=== Directions for this task ===
Repeat verbatim the lines from the one containing "Convert this chart to Plotly code." to the one containing "def Y(py): return 1 - py / H", ends included, minus any pictures.

>> begin Data listing

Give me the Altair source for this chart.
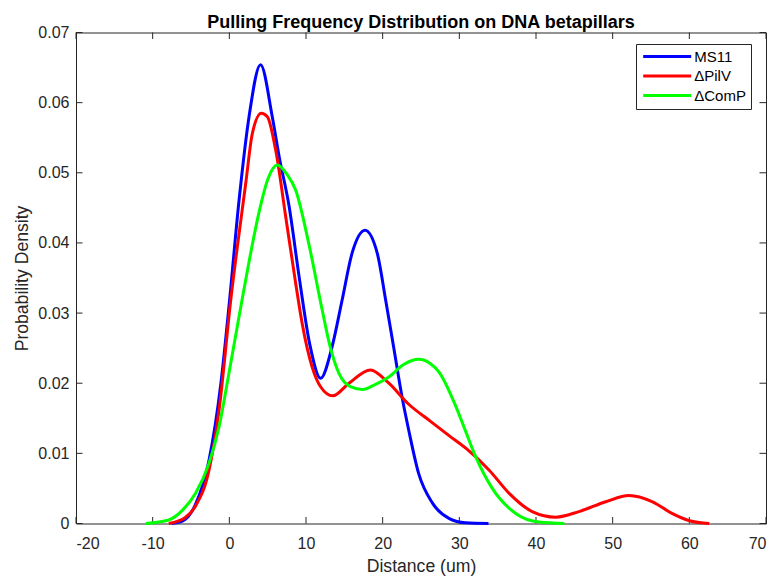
import altair as alt
import pandas as pd

# ---- data ----
SERIES = ["MS11", "\u0394PilV", "\u0394ComP"]
COLORS = ["#0000FF", "#FF0000", "#00FF00"]

ms11_x = [-7.5, -6.2, -4.5, -2.65, -1.1, 0.0, 1.27, 2.57, 4.07, 5.6, 6.5, 7.8, 9.1, 10.5, 11.9,
          13.4, 14.7, 16.0, 17.7, 19.3, 20.4, 21.5, 22.6, 23.4, 24.7, 26.5, 28.7, 30.8, 33.8]
ms11_y = [0, 0.0003, 0.0025, 0.0090, 0.0200, 0.0315, 0.0461, 0.0580, 0.0654, 0.0580, 0.0523,
          0.0452, 0.0352, 0.0255, 0.0207, 0.0252, 0.0318, 0.0385, 0.0418, 0.0385, 0.0318, 0.0247,
          0.0176, 0.0133, 0.0071, 0.0029, 0.0007, 0.0001, 0]

pilv_x = [-7.9, -5.7, -4.4, -2.65, -1.34, 0.18, 2.14, 3.0, 4.17, 4.96, 6.05, 7.36, 8.66, 9.5,
          10.8, 11.9, 13.5, 15.6, 18.4, 20.8, 23.4, 26.2, 28.7, 31.0, 33.9, 36.5, 39.5, 42.6,
          45.6, 49.1, 52.1, 55.2, 57.8, 60.0, 62.6]
pilv_y = [0, 0.0009, 0.0025, 0.0076, 0.0162, 0.0318, 0.0485, 0.0556, 0.0585, 0.0580, 0.0532,
          0.0437, 0.0342, 0.0285, 0.0223, 0.0195, 0.0182, 0.0200, 0.0219, 0.0200, 0.0170, 0.0146,
          0.0125, 0.0106, 0.0076, 0.0043, 0.0017, 0.0009, 0.0017, 0.0031, 0.0040, 0.0031, 0.0014,
          0.0004, 0]

comp_x = [-10.9, -7.9, -6.1, -4.4, -2.65, -1.34, -0.04, 1.27, 2.6, 3.9, 5.0, 6.26, 7.5, 8.66,
          10.4, 12.1, 13.2, 14.3, 15.8, 17.35, 19.0, 20.8, 22.8, 24.7, 26.2, 27.4, 29.5, 30.8,
          32.1, 34.3, 37.4, 40.4, 43.7]
comp_y = [0, 0.0005, 0.0019, 0.0043, 0.0086, 0.0138, 0.0215, 0.0295, 0.0375, 0.0445, 0.0490,
          0.0511, 0.0498, 0.0475, 0.0397, 0.0305, 0.0250, 0.0214, 0.0195, 0.0191, 0.0198, 0.0209,
          0.0227, 0.0234, 0.0228, 0.0215, 0.0168, 0.0132, 0.0096, 0.0050, 0.0014, 0.0002, 0]

X_TICKS = [-20, -10, 0, 10, 20, 30, 40, 50, 60, 70]
Y_TICKS = [0, 0.01, 0.02, 0.03, 0.04, 0.05, 0.06, 0.07]

W, H = 690, 491
AX = "#262626"
FONT = "Liberation Sans"

rows = []
for name, xs, ys in [(SERIES[0], ms11_x, ms11_y), (SERIES[1], pilv_x, pilv_y), (SERIES[2], comp_x, comp_y)]:
    for i, (a, b) in enumerate(zip(xs, ys)):
        rows.append({"series": name, "x": a, "y": b, "i": i})
df = pd.DataFrame(rows)

xscale = alt.Scale(domain=[-20, 70], nice=False, zero=False)
yscale = alt.Scale(domain=[0, 0.07], nice=False, zero=False)

lines = alt.Chart(df).mark_line(strokeWidth=3, interpolate="monotone").encode(
    x=alt.X("x:Q", scale=xscale,
            axis=alt.Axis(values=X_TICKS, title="Distance (um)", grid=False, domain=False,
                          ticks=False, tickSize=0, labelPadding=12, labelFontSize=16,
                          labelColor=AX, labelFont=FONT, labelExpr="'' + datum.value",
                          titleFontSize=17.6, titleFont=FONT, titleColor=AX, titleFontWeight="normal",
                          titleY=43, titleX=W / 2, titleBaseline="middle")),
    y=alt.Y("y:Q", scale=yscale,
            axis=alt.Axis(values=Y_TICKS, title="Probability Density", grid=False, domain=False,
                          ticks=False, tickSize=0, labelPadding=7, labelFontSize=16,
                          labelColor=AX, labelFont=FONT,
                          labelExpr="datum.value == 0 ? '0' : format(datum.value, '.2f')",
                          titleFontSize=17.6, titleFont=FONT, titleColor=AX, titleFontWeight="normal",
                          titleX=-54, titleY=H / 2, titleBaseline="middle", titleAlign="center")),
    color=alt.Color("series:N", scale=alt.Scale(domain=SERIES, range=COLORS),
                    legend=alt.Legend(title=None, orient="none", legendX=560, legendY=11.5,
                                      fillColor="white", strokeColor=AX, padding=5,
                                      symbolType="M-4,0H4", symbolSize=144, symbolStrokeWidth=3,
                                      symbolOffset=18.7, labelOffset=19.5, labelFontSize=15,
                                      labelFont=FONT, labelColor="#000000", rowPadding=3.5)),
    order=alt.Order("i:Q"),
    detail="series:N",
)

xt = pd.DataFrame({"t": X_TICKS})
yt = pd.DataFrame({"t": Y_TICKS})
TL = 6.5
tick_style = dict(color=AX, strokeWidth=1)
xb = alt.Chart(xt).mark_rule(**tick_style).encode(x=alt.X("t:Q", scale=xscale), y=alt.value(H), y2=alt.value(H - TL))
xtp = alt.Chart(xt).mark_rule(**tick_style).encode(x=alt.X("t:Q", scale=xscale), y=alt.value(0), y2=alt.value(TL))
yl = alt.Chart(yt).mark_rule(**tick_style).encode(y=alt.Y("t:Q", scale=yscale), x=alt.value(0), x2=alt.value(TL))
yr = alt.Chart(yt).mark_rule(**tick_style).encode(y=alt.Y("t:Q", scale=yscale), x=alt.value(W), x2=alt.value(W - TL))

chart = alt.layer(xb, xtp, yl, yr, lines).properties(
    width=W, height=H,
    autosize=alt.AutoSizeParams(type="none"),
    padding={"left": 68, "top": 24.5, "right": 2, "bottom": 54},
    title=alt.Title("Pulling Frequency Distribution on DNA betapillars", fontSize=18,
                    font=FONT, fontWeight="bold", color="#000000", anchor="middle", offset=-7),
    background="white",
).configure_view(stroke=AX, strokeWidth=1)

chart.save("out.html", embed_options={"renderer": "svg", "actions": False})
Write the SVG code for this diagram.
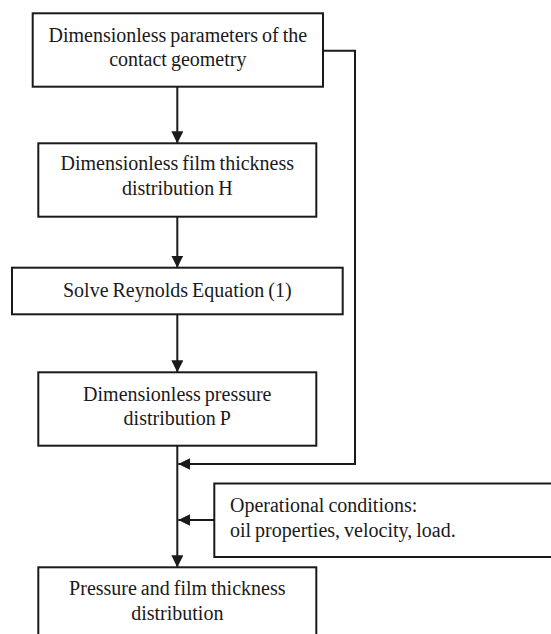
<svg xmlns="http://www.w3.org/2000/svg" width="551" height="634" viewBox="0 0 551 634">
<style>
.box{fill:#fff;stroke:#1a1a1a;stroke-width:2}
.t{font-family:'Liberation Serif','DejaVu Serif',serif;font-size:20px;fill:#1a1a1a;text-anchor:middle;word-spacing:-1px}
.l{text-anchor:start}
.c{fill:none;stroke:#1a1a1a;stroke-width:2}
</style>
<defs>
<marker id="ah" markerWidth="12" markerHeight="12" viewBox="0 0 12 12" refX="12" refY="6" orient="auto" markerUnits="userSpaceOnUse">
<path d="M0,0 L12,6 L0,12 Z" fill="#1a1a1a"/>
</marker>
</defs>
<rect width="551" height="634" fill="#fff"/>
<g id="connectors">
<line class="c" x1="177.3" y1="86.7" x2="177.3" y2="143.3" marker-end="url(#ah)"/>
<line class="c" x1="177.3" y1="216.7" x2="177.3" y2="267.7" marker-end="url(#ah)"/>
<line class="c" x1="177.3" y1="314.3" x2="177.3" y2="372.3" marker-end="url(#ah)"/>
<line class="c" x1="177.3" y1="445.7" x2="177.3" y2="567.3" marker-end="url(#ah)"/>
<polyline class="c" points="323,50.7 355,50.7 355,464 178.3,464" marker-end="url(#ah)"/>
<line class="c" x1="214.3" y1="520" x2="178.3" y2="520" marker-end="url(#ah)"/>
</g>
<g id="n1">
<rect class="box" x="32.7" y="13.3" width="290.3" height="73.4"/>
<text class="t" x="177.8" y="41.5">Dimensionless parameters of the</text>
<text class="t" x="177.8" y="66">contact geometry</text>
</g>
<g id="n2">
<rect class="box" x="38.3" y="143.3" width="278" height="73.4"/>
<text class="t" x="177.3" y="170">Dimensionless film thickness</text>
<text class="t" x="177.3" y="194.5">distribution H</text>
</g>
<g id="n3">
<rect class="box" x="12" y="267.7" width="330.7" height="46.6"/>
<text class="t" x="177.3" y="297">Solve Reynolds Equation (1)</text>
</g>
<g id="n4">
<rect class="box" x="38.3" y="372.3" width="278" height="73.4"/>
<text class="t" x="177.3" y="401">Dimensionless pressure</text>
<text class="t" x="177.3" y="425">distribution P</text>
</g>
<g id="n5">
<rect class="box" x="214.3" y="483.5" width="345" height="73.5"/>
<text class="t l" x="230" y="511.7">Operational conditions:</text>
<text class="t l" x="230" y="536.7">oil properties, velocity, load.</text>
</g>
<g id="n6">
<rect class="box" x="38.3" y="567.3" width="278" height="80"/>
<text class="t" x="177.3" y="595">Pressure and film thickness</text>
<text class="t" x="177.3" y="620">distribution</text>
</g>
</svg>
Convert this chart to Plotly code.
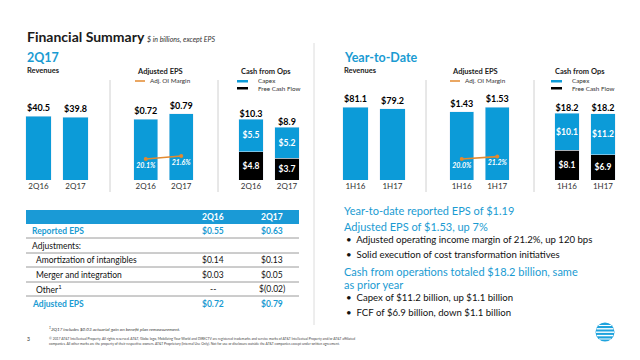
import plotly.graph_objects as go
import math

W, H = 640, 360
def X(px): return px / W
def Y(py): return 1 - py / H

# ---------------- data ----------------
periods_q = ["2Q16", "2Q17"]
periods_y = ["1H16", "1H17"]
rev_q = [40.5, 39.8]
rev_y = [81.1, 79.2]
eps_q = [0.72, 0.79]
eps_y = [1.43, 1.53]
margin_q = [20.1, 21.6]
margin_y = [20.0, 21.2]
capex_q = [5.5, 5.2]
fcf_q = [4.8, 3.7]
capex_y = [10.1, 11.2]
fcf_y = [8.1, 6.9]
cfo_q = [10.3, 8.9]
cfo_y = [18.2, 18.2]

table_cols = ["2Q16", "2Q17"]
table_rows = ["Reported EPS", "Adjustments:", "Amortization of intangibles",
              "Merger and integration", "Other<sup>1</sup>", "Adjusted EPS"]
table_2q16 = ["$0.55", "", "$0.14", "$0.03", "--", "$0.72"]
table_2q17 = ["$0.63", "", "$0.13", "$0.05", "$(0.02)", "$0.79"]

bullets = [
    ("h", "Year-to-date reported EPS of $1.19"),
    ("h", "Adjusted EPS of $1.53, up 7%"),
    ("b", "Adjusted operating income margin of 21.2%, up 120 bps"),
    ("b", "Solid execution of cost transformation initiatives"),
    ("h", "Cash from operations totaled $18.2 billion, same"),
    ("h", "as prior year"),
    ("b", "Capex of $11.2 billion, up $1.1 billion"),
    ("b", "FCF of $6.9 billion, down $1.1 billion"),
]

# ---------------- style ----------------
FONT = "Lato, Open Sans, sans-serif"
BLUE = "#0c9bd8"
TEAL = "#1a9bd2"
ORANGE = "#e38a2f"
BLACK = "#000000"
DARK = "#222222"

fig = go.Figure()

# panel domains in px (x0, x1), y ranges
panels = [
    (20, 94, 57.0),     # rev 2Q
    (128, 199, 1.07),   # eps 2Q
    (233, 305, 15.25),  # cash 2Q
    (337, 411, 100.0),  # rev YTD
    (444, 515, 1.89),   # eps YTD
    (549, 621, 24.6),   # cash YTD
]
PLOT_TOP, PLOT_BOT = 90, 180

layout_axes = {}
for i, (x0, x1, ymax) in enumerate(panels, start=1):
    sfx = "" if i == 1 else str(i)
    layout_axes["xaxis" + sfx] = dict(
        domain=[X(x0), X(x1)], anchor="y" + sfx, type="category",
        showgrid=False, zeroline=False, showline=False, ticks="",
        tickfont=dict(family=FONT, size=8, color="#333333"), fixedrange=True,
    )
    layout_axes["yaxis" + sfx] = dict(
        domain=[Y(PLOT_BOT), Y(PLOT_TOP)], anchor="x" + sfx, range=[0, ymax],
        visible=False, fixedrange=True,
    )
# margin axes
layout_axes["yaxis7"] = dict(overlaying="y2", anchor="x2", range=[9.6, 54.6], visible=False)
layout_axes["yaxis8"] = dict(overlaying="y5", anchor="x5", range=[9.5, 54.5], visible=False)

BAR_W = 0.68
lblfont = dict(family=FONT, size=9, color=BLACK, weight="bold")
infont = dict(family=FONT, size=8.5, color="white", weight="bold")

def simple_bars(xc, vals, ax, fmt):
    fig.add_trace(go.Bar(
        x=xc, y=vals, xaxis="x" + ax, yaxis="y" + ax, marker_color=BLUE,
        width=BAR_W, texttemplate=fmt, textposition="outside", textfont=lblfont,
        cliponaxis=False, showlegend=False, hoverinfo="skip"))

simple_bars(periods_q, rev_q, "", "$%{y:.1f}")
simple_bars(periods_q, eps_q, "2", "$%{y:.2f}")
simple_bars(periods_y, rev_y, "4", "$%{y:.1f}")
simple_bars(periods_y, eps_y, "5", "$%{y:.2f}")

def cash_bars(xc, fcf, capex, cfo, ax):
    fig.add_trace(go.Bar(
        x=xc, y=fcf, xaxis="x" + ax, yaxis="y" + ax, marker_color=BLACK,
        width=BAR_W, texttemplate="$%{y:.1f}", textposition="inside",
        insidetextanchor="middle", textangle=0, constraintext="none",
        textfont=infont, showlegend=False, hoverinfo="skip"))
    fig.add_trace(go.Bar(
        x=xc, y=capex, xaxis="x" + ax, yaxis="y" + ax, marker_color=BLUE,
        width=BAR_W, texttemplate="$%{y:.1f}", textposition="inside",
        insidetextanchor="middle", textangle=0, constraintext="none",
        textfont=infont, showlegend=False, hoverinfo="skip"))
    fig.add_trace(go.Scatter(
        x=xc, y=cfo, xaxis="x" + ax, yaxis="y" + ax, mode="text",
        text=["$%.1f" % v for v in cfo], textposition="top center",
        textfont=lblfont, cliponaxis=False, showlegend=False, hoverinfo="skip"))

cash_bars(periods_q, fcf_q, capex_q, cfo_q, "3")
cash_bars(periods_y, fcf_y, capex_y, cfo_y, "6")

def margin_line(xc, vals, xa, ya):
    fig.add_trace(go.Scatter(
        x=xc, y=vals, xaxis=xa, yaxis=ya, mode="lines+markers+text",
        line=dict(color=ORANGE, width=1.6), marker=dict(color=ORANGE, size=4),
        text=["%.1f%%" % v for v in vals], textposition="bottom center",
        textfont=dict(family=FONT, size=7, color="white", style="italic", weight="bold"),
        cliponaxis=False, showlegend=False, hoverinfo="skip"))

margin_line(periods_q, margin_q, "x2", "y7")
margin_line(periods_y, margin_y, "x5", "y8")

# ---------------- annotations & shapes ----------------
ann = []
shapes = []

def text(px, py, s, size, color=DARK, bold=False, italic=False, xanchor="left"):
    if not s:
        return
    f = dict(family=FONT, size=size, color=color)
    if bold:
        f["weight"] = "bold"
    if italic:
        f["style"] = "italic"
    ann.append(dict(x=X(px), y=Y(py), xref="paper", yref="paper", text=s,
                    showarrow=False, xanchor=xanchor, yanchor="middle", font=f))

def line(x0, y0, x1, y1, color, width=1):
    shapes.append(dict(type="line", xref="paper", yref="paper",
                       x0=X(x0), y0=Y(y0), x1=X(x1), y1=Y(y1),
                       line=dict(color=color, width=width)))

def rect(x0, y0, x1, y1, color):
    shapes.append(dict(type="rect", xref="paper", yref="paper",
                       x0=X(x0), y0=Y(y0), x1=X(x1), y1=Y(y1),
                       fillcolor=color, line=dict(width=0)))

text(25, 37, "Financial Summary", 14, "#1a1a1a", bold=True)
text(145, 39, "$ in billions, except EPS", 7, "#333333", italic=True)

for off, head in ((0, "2Q17"), (317, "Year-to-Date")):
    text(25 + off, 57, head, 12.5, TEAL, bold=True)
    text(25 + off, 71, "Revenues", 7.5, DARK, bold=True)

# sub-headers and mini legends
for (ex, cx) in ((135, 239), (450, 553)):
    text(ex, 72, "Adjusted EPS", 7.5, DARK, bold=True)
    line(ex, 81, ex + 10, 81, ORANGE, 1.5)
    text(ex + 13, 81, "Adj. OI Margin", 6.3, "#333333")
    text(cx, 72, "Cash from Ops", 7.5, DARK, bold=True)
    rect(cx - 2, 80, cx + 9, 82.5, BLUE)
    text(cx + 17, 81, "Capex", 6.3, "#333333")
    rect(cx - 2, 87, cx + 9, 89.5, BLACK)
    text(cx + 17, 88.5, "Free Cash Flow", 6.3, "#333333")

# dividers
for dx in (110, 218, 426, 534):
    line(dx, 80, dx, 192, "#d0d0d0", 1)
line(314, 43, 314, 325, "#dcdcdc", 1)

# table
rect(26, 210, 299, 224, "#1a9ad6")
col_x = [213, 272]
for cx, c in zip(col_x, table_cols):
    text(cx, 217, c, 8.5, "white", bold=True, xanchor="center")
row_y = [231, 246, 260, 275, 289, 304]
for i, (lab, a, b) in enumerate(zip(table_rows, table_2q16, table_2q17)):
    ry = row_y[i]
    hl = i in (0, len(table_rows) - 1)
    col = TEAL if hl else "#111111"
    lx = 30 if (hl or i == 1) else 34
    text(lx, ry, lab, 8.5, col, bold=hl)
    text(col_x[0], ry, a, 8.5, col, bold=hl, xanchor="center")
    text(col_x[1], ry, b, 8.5, col, bold=hl, xanchor="center")
    if i < len(table_rows) - 1:
        line(26, ry + 7, 299, ry + 7, "#9a9a9a", 1)

# footnotes
text(47, 329, "<sup>1</sup>2Q17 includes $0.03 actuarial gain on benefit plan remeasurement.", 4.6, "#333333", italic=True)
text(25, 339, "3", 5, "#333333")
text(47, 338.5, "© 2017 AT&T Intellectual Property. All rights reserved. AT&T, Globe logo, Mobilizing Your World and DIRECTV are registered trademarks and service marks of AT&T Intellectual Property and/or AT&T affiliated", 3.4, "#444444")
text(47, 343.5, "companies. All other marks are the property of their respective owners. AT&T Proprietary (Internal Use Only). Not for use or disclosure outside the AT&T companies except under written agreement.", 3.4, "#444444")

# right-hand commentary
by = [210, 226, 239.5, 254, 271, 284, 297, 312]
for (kind, s), yy in zip(bullets, by):
    if kind == "h":
        text(342, yy, s, 11, TEAL)
    else:
        text(344, yy, "•\u00a0\u00a0" + s, 9.6, "#111111")

# AT&T globe logo
lx, ly, r = 605, 332, 9.5
shapes.append(dict(type="circle", xref="paper", yref="paper",
                   x0=X(lx - r), x1=X(lx + r), y0=Y(ly + r), y1=Y(ly - r),
                   fillcolor="#1fa3dd", line=dict(width=0)))
for dy in (-6.5, -3.2, 0.2, 3.6, 7.0):
    hw = math.sqrt(max(r * r - dy * dy, 0))
    line(lx - hw + 0.5, ly + dy, lx + hw - 0.5, ly + dy, "white", 1.4 if abs(dy) < 5 else 1)

fig.update_layout(
    width=W, height=H, margin=dict(l=0, r=0, t=0, b=0),
    paper_bgcolor="white", plot_bgcolor="rgba(0,0,0,0)",
    barmode="stack", showlegend=False,
    annotations=ann, shapes=shapes, **layout_axes,
)

fig.write_html("out.html", config={"displayModeBar": False},
               post_script="document.body.style.margin='0px';")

>> end Data listing

=== Output below ===
Convert this chart to Plotly code.
import plotly.graph_objects as go
import math

W, H = 640, 360
def X(px): return px / W
def Y(py): return 1 - py / H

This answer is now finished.